2. Die richtige Geldanlage wählen
In Zeiten der Niedrigzinsen reicht es nicht mehr, die Erpsarnisse einfach nur auf einem festverzinsten Konto abzulegen. Wer jung in Rente will, braucht definitiv mehr Rendite. Vielversprechend dafür sind zum Beispiel passive Aktienfonds, die sogenannten ETFs. Sie bilden die Wertentwicklung der 30 größten deutschen Unternehmen (DAX) oder der 1600 größten Konzerne der Welt (MSCI World) an der Börse ab. Laut Finanztip ist für Anleger bei einem langfristigen Investment in den Weltaktienindex eine jährliche Rendite von acht Prozent drin – ein starker Wert.
Gleichzeitig ist die Investition bei ETFs wie dem MSCI World breit über mehrere Branchen und Länder gestreut, was die Risiken erheblich verringert. Und das Beste: die Aktienfonds sind sehr günstig. Ein Investment ist bereits ab 25 Euro im Monat möglich. Selbst wenn man noch nicht die angestrebten 500 Euro monatlich zurücklegen kann, gelingt mit einem ETF-Sparplan der frühe Einstieg in eine renditestarke Geldanlage.
Wer jung in Rente gehen will, sollte sich darüber hinaus auch Einzelaktien mit besonders hoher Dividende anschauen. Börsenunternehmen schütten einen Teil der Gewinne an ihre Aktionäre aus. Dieses Geld kann man dann wiederum in Aktien und ETFs reinvestieren – ein sehr lukrativer Kreislauf für den Vermögensaufbau. Wie die Dividendenstrategie im Detail funktioniert, ist hier nachzulesen.
3. Durchhalten und draufpacken
Wer es mit dem Traum vom frühzeitigen Ruhestand ernst meint, muss klotzen und nicht kleckern: So legt David etwa 40 Prozent seines Haushaltseinkommens für die finanzielle Vorsorge zurück. Allerdings ist es nicht für jeden ratsam, von Anfang mit einer derart hohen Quote zu starten. Besser ist es, ganz nach den eigenen finanziellen Möglichkeiten behutsam loszulegen und sich kontinuierlich zu steigern. Experten empfehlen Geldanlegern ein Polster von zwei bis drei Monatsgehältern.
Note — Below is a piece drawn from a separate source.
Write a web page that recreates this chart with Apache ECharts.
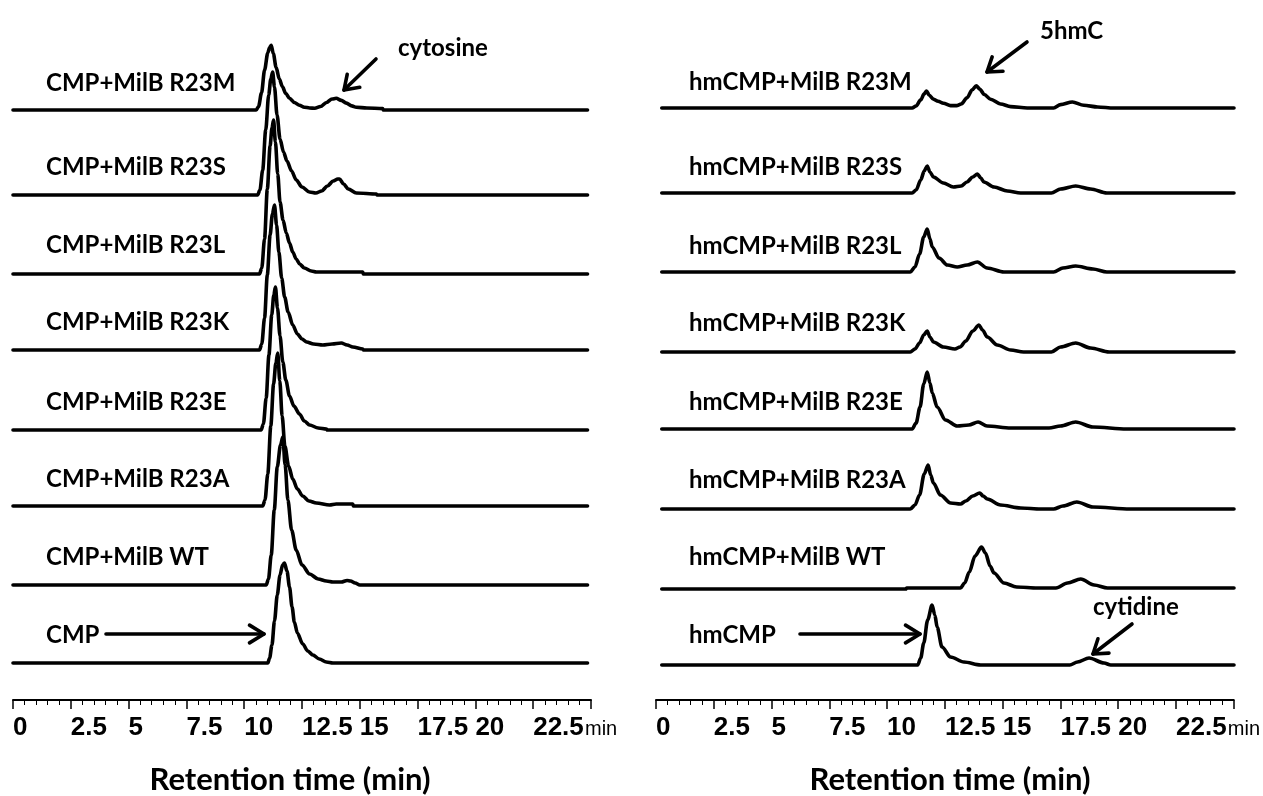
<!DOCTYPE html>
<html><head><meta charset="utf-8">
<script src="https://cdn.jsdelivr.net/npm/echarts@6/dist/echarts.min.js"></script>
<style>html,body{margin:0;padding:0;background:#fff}#c{width:1263px;height:796px}</style>
</head><body><div id="c"></div>
<script>
// ---------------- data ----------------
const tickLabels = ['0','2.5','5','7.5','10','12.5','15','17.5','20','22.5','min'];
const leftNames  = ['CMP+MilB R23M','CMP+MilB R23S','CMP+MilB R23L','CMP+MilB R23K','CMP+MilB R23E','CMP+MilB R23A','CMP+MilB WT','CMP'];
const rightNames = ['hmCMP+MilB R23M','hmCMP+MilB R23S','hmCMP+MilB R23L','hmCMP+MilB R23K','hmCMP+MilB R23E','hmCMP+MilB R23A','hmCMP+MilB WT','hmCMP'];
const axisTitle = 'Retention time (min)';

// [retention time (min), signal]
const leftM   = [[0,0],[10.52,0],[10.62,5],[10.75,25],[10.88,58],[11.02,83],[11.1,91],[11.17,94],[11.26,82],[11.38,62],[11.52,45],[11.65,34],[11.8,24],[11.96,17],[12.17,11],[12.39,7],[12.6,4],[12.83,3],[13.05,2.5],[13.3,5],[13.56,11],[13.8,16],[13.98,17],[14.2,14],[14.42,10],[14.65,6],[14.85,4],[15.3,3],[15.99,2],[16.02,0],[24.85,0]];
const leftS   = [[0,0],[10.58,0],[10.68,5],[10.8,25],[10.93,65],[11.06,100],[11.15,116],[11.23,123],[11.31,108],[11.42,80],[11.55,56],[11.7,43],[11.85,34],[12.05,24],[12.25,15],[12.5,8],[12.82,3],[13.1,2],[13.35,4],[13.6,9],[13.85,14],[14.05,16],[14.12,16],[14.3,11],[14.5,6],[14.85,2],[15.72,1],[15.75,0],[24.85,0]];
const leftL   = [[0,0],[10.66,0],[10.76,6],[10.88,35],[11.0,85],[11.12,128],[11.2,146],[11.27,154],[11.35,132],[11.45,100],[11.55,72],[11.68,54],[11.82,41],[11.96,31],[12.1,22],[12.25,15],[12.4,10],[12.6,6],[12.9,3],[13.12,2],[15.13,2],[15.15,0],[24.85,0]];
const leftK   = [[0,0],[10.66,0],[10.76,6],[10.88,32],[11.0,75],[11.12,115],[11.22,136],[11.31,145],[11.4,125],[11.5,98],[11.62,72],[11.75,53],[11.9,38],[12.1,25],[12.3,16],[12.5,11],[12.7,8],[13.0,6],[13.4,5],[13.8,6],[14.2,7],[14.45,5],[14.7,3],[15.13,1],[15.15,0],[24.85,0]];
const leftE   = [[0,0],[10.73,0],[10.83,6],[10.95,32],[11.07,75],[11.19,115],[11.28,135],[11.35,143],[11.44,122],[11.55,94],[11.67,68],[11.8,50],[11.96,34],[12.15,24],[12.39,16],[12.6,9],[12.83,5],[13.2,2],[13.55,1],[13.6,0],[24.85,0]];
const leftA   = [[0,0],[10.8,0],[10.9,6],[11.02,32],[11.15,80],[11.27,122],[11.37,143],[11.45,153],[11.54,125],[11.64,90],[11.76,60],[11.92,40],[12.1,27],[12.3,17],[12.53,10],[12.8,5],[13.12,3],[13.69,1],[13.98,2],[14.7,2],[14.72,0],[24.85,0]];
const leftWT  = [[0,0],[10.95,0],[11.05,6],[11.17,30],[11.3,75],[11.43,118],[11.57,140],[11.67,148],[11.77,120],[11.89,85],[12.05,55],[12.25,35],[12.5,20],[12.83,11],[13.2,6],[13.55,4],[13.84,3],[14.2,3],[14.45,4.5],[14.6,4],[14.8,2],[15.0,0],[24.85,0]];
const leftCMP = [[0,0],[11.02,0],[11.1,5],[11.2,18],[11.31,42],[11.43,68],[11.55,88],[11.66,98],[11.74,100],[11.85,92],[11.96,76],[12.07,56],[12.17,41],[12.3,30],[12.53,19],[12.75,12],[12.97,8],[13.25,4],[13.55,1],[13.84,0],[24.85,0]];

const rightM   = [[0.25,0],[11.08,0],[11.25,3],[11.45,12],[11.6,21],[11.7,25],[11.82,19],[12.0,13],[12.2,10],[12.43,7],[12.74,3.5],[13.0,3.5],[13.2,6],[13.45,15],[13.68,27],[13.85,33],[14.0,28],[14.2,20],[14.47,13],[14.9,6],[15.34,2],[16.06,0],[17.2,0],[17.5,5],[18.01,9],[18.5,4],[19.1,1.5],[19.8,0],[25,0]];
const rightS   = [[0.25,0],[11.08,0],[11.25,3],[11.45,13],[11.6,22],[11.73,27],[11.85,21],[12.0,16],[12.43,10],[12.86,6],[13.2,7],[13.45,11],[13.7,16],[13.9,19],[14.05,15],[14.18,11],[14.62,6],[15.2,2],[15.77,0],[17.1,0],[17.5,4],[18.15,7],[18.8,4],[19.5,0],[25,0]];
const rightL   = [[0.25,0],[11.0,0],[11.2,5],[11.4,18],[11.58,35],[11.73,43],[11.85,33],[11.95,25],[12.24,14],[12.6,7],[13.03,5],[13.46,7],[13.9,10],[14.32,4],[15.05,0],[17.2,0],[17.6,4],[18.15,6],[18.9,3],[19.5,0],[25,0]];
const rightK   = [[0.25,0],[11.0,0],[11.2,3],[11.4,9],[11.58,17],[11.73,21],[11.85,15],[12.0,10],[12.43,5],[12.93,3],[13.15,5],[13.4,11],[13.7,21],[13.97,27],[14.12,22],[14.33,15],[14.76,7],[15.34,2],[15.9,0],[17.1,0],[17.5,5],[18.15,9],[18.8,4],[19.6,0],[25,0]];
const rightE   = [[0.25,0],[11.08,0],[11.25,6],[11.42,22],[11.58,45],[11.73,57],[11.85,46],[11.95,36],[12.16,22],[12.52,9],[13.03,3],[13.53,4],[13.93,7],[14.32,3],[15.34,1],[17.0,1],[17.5,3],[18.15,7],[18.9,2],[20.35,0],[25,0]];
const rightA   = [[0.25,0],[11.0,0],[11.2,4],[11.4,14],[11.6,35],[11.77,44],[11.88,34],[12.0,26],[12.3,14],[12.74,6],[13.17,5],[13.4,8],[13.7,13],[14.0,16],[14.15,13],[14.33,10],[14.9,4],[15.77,1],[16.64,0],[17.2,0],[17.6,3],[18.2,7],[18.9,2],[20.5,0],[25,0]];
const rightWT  = [[0.25,-1],[10.8,-1],[10.85,0],[13.17,0],[13.35,5],[13.55,16],[13.8,32],[14.08,41],[14.25,35],[14.45,22],[14.62,15],[15.05,5],[15.6,1],[16.5,0],[17.3,0],[17.8,5],[18.37,9],[18.95,3],[19.53,0],[25,0]];
const rightCMP = [[0.25,0],[11.32,0],[11.45,7],[11.58,22],[11.75,45],[11.94,60],[12.06,50],[12.16,38],[12.37,18],[12.74,8],[13.32,3],[14.04,0],[17.9,0],[18.23,3],[18.73,7],[19.38,2],[19.67,0],[25,0]];

const leftTraces  = [leftM,leftS,leftL,leftK,leftE,leftA,leftWT,leftCMP];
const rightTraces = [rightM,rightS,rightL,rightK,rightE,rightA,rightWT,rightCMP];

// ---------------- layout ----------------
const panels = [
  {left: 13, right: 672, baselines: [110,195,274,350,430,506,585,663], labelX: 46, labelYs: [83,167,245,322,402,479,557,635], traces: leftTraces, names: leftNames, titleX: 290},
  {left: 656, right: 29, baselines: [108,193,272,352,429,509,588,665], labelX: 689, labelYs: [82,167,246,323,402,480,557,635], traces: rightTraces, names: rightNames, titleX: 950}
];
const GH = 160, AXIS_Y = 700;
const labelFont = 'bold 24px Lato, "Open Sans", sans-serif';

const grid = [], xAxis = [], yAxis = [], series = [], graphic = [];
panels.forEach((p) => {
  p.traces.forEach((tr, i) => {
    const gi = grid.length;
    grid.push({left: p.left, right: p.right, top: p.baselines[i] - GH, height: GH});
    xAxis.push({type: 'value', gridIndex: gi, min: 0, max: 25, show: false});
    yAxis.push({type: 'value', gridIndex: gi, min: 0, max: GH, show: false});
    series.push({type: 'line', xAxisIndex: gi, yAxisIndex: gi, data: tr, showSymbol: false, silent: true,
      smooth: 0.3, smoothMonotone: 'x', clip: false,
      lineStyle: {color: '#000', width: 3.6, join: 'round', cap: 'round'}});
  });
  const ai = grid.length;
  grid.push({left: p.left, right: p.right, top: AXIS_Y - 100, height: 100});
  xAxis.push({type: 'value', gridIndex: ai, min: 0, max: 25, interval: 2.5,
    axisLine: {show: true, onZero: false, lineStyle: {color: '#000', width: 2}},
    axisTick: {show: true, length: 9, lineStyle: {color: '#000', width: 1.5}},
    minorTick: {show: true, splitNumber: 5, length: 5, lineStyle: {color: '#000', width: 1}},
    splitLine: {show: false},
    axisLabel: {show: true, showMinLabel: true, showMaxLabel: true, margin: 15, align: 'left',
      color: '#000', fontWeight: 'bold', fontSize: 26, fontFamily: '"Liberation Sans", Arial, sans-serif',
      formatter: (v) => {
        const s = tickLabels[Math.round(v / 2.5)];
        return s === 'min' ? '{u|min}' : s;
      },
      rich: {u: {fontSize: 20, fontWeight: 'normal', color: '#000', fontFamily: '"Liberation Sans", Arial, sans-serif', padding: [4, 0, 0, -6]}}
    }
  });
  yAxis.push({type: 'value', gridIndex: ai, min: 0, max: 1, show: false});

  p.names.forEach((n, i) => {
    graphic.push({type: 'text', silent: true, style: {text: n, x: p.labelX, y: p.labelYs[i], fill: '#000', font: labelFont, verticalAlign: 'middle', align: 'left'}});
  });
  graphic.push({type: 'text', silent: true, style: {text: axisTitle, x: p.titleX, y: 780, fill: '#000', font: 'bold 31px Lato, "Open Sans", sans-serif', verticalAlign: 'middle', align: 'center'}});
});

function arrow(x1, y1, x2, y2, head, spread) {
  const a = Math.atan2(y2 - y1, x2 - x1);
  const h1 = [x2 - head * Math.cos(a - spread), y2 - head * Math.sin(a - spread)];
  const h2 = [x2 - head * Math.cos(a + spread), y2 - head * Math.sin(a + spread)];
  const st = {stroke: '#000', lineWidth: 3.6, lineCap: 'round', lineJoin: 'round', fill: null};
  return [
    {type: 'line', silent: true, shape: {x1, y1, x2, y2}, style: st},
    {type: 'polyline', silent: true, shape: {points: [h1, [x2, y2], h2]}, style: st}
  ];
}
graphic.push(...arrow(106, 634, 264, 634, 17, 0.55));
graphic.push(...arrow(800, 634, 920, 634, 17, 0.55));
graphic.push(...arrow(376, 59, 344, 90, 16, 0.6));
graphic.push(...arrow(1027, 42, 987, 72, 16, 0.6));
graphic.push(...arrow(1132, 624, 1093, 654, 16, 0.6));
const noteFont = 'bold 24px Lato, "Open Sans", sans-serif';
graphic.push({type: 'text', silent: true, style: {text: 'cytosine', x: 398, y: 48, fill: '#000', font: noteFont, verticalAlign: 'middle', align: 'left'}});
graphic.push({type: 'text', silent: true, style: {text: '5hmC', x: 1040, y: 31, fill: '#000', font: noteFont, verticalAlign: 'middle', align: 'left'}});
graphic.push({type: 'text', silent: true, style: {text: 'cytidine', x: 1093, y: 607, fill: '#000', font: noteFont, verticalAlign: 'middle', align: 'left'}});

const chart = echarts.init(document.getElementById('c'), null, {renderer: 'canvas'});
chart.setOption({backgroundColor: '#fff', animation: false, grid, xAxis, yAxis, series, graphic});
</script></body></html>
Dies sollte jedermann bei seiner individuellen Finanzplanung beachten.
Das FIRE-Prinzip erfordert eine Menge Disziplin. Um die Geldanlage über Jahre hinweg durchzuhalten, gilt es, die eigenen Einnahmen und Ausgaben stets im Überblick zu behalten und größere Investitionen (wie Urlaube oder ein Auto) auf den Prüfstand zu stellen. Wichtig ist auch, die Investitionen für die finanzielle Freiheit wann immer es geht hochzuschrauben. So sollten Gehaltserhöhungen, Boni oder Erbschaften am besten in die Geldanlage fliegen. Wer draufsattelt, kommt früher ans Ziel.
Mit 33 Jahren hat Unternehmensberater David jetzt schon 100 000 Euro zurückgelegt und investiert. Wann er es in den frühen Ruhestand schaffen wird und wie sein Leben dann aussehen soll, weiß er noch nicht. „Wichtig ist mir nur, dass allein wir entscheiden können – ohne irgendwelche Zwänge“, sagt er.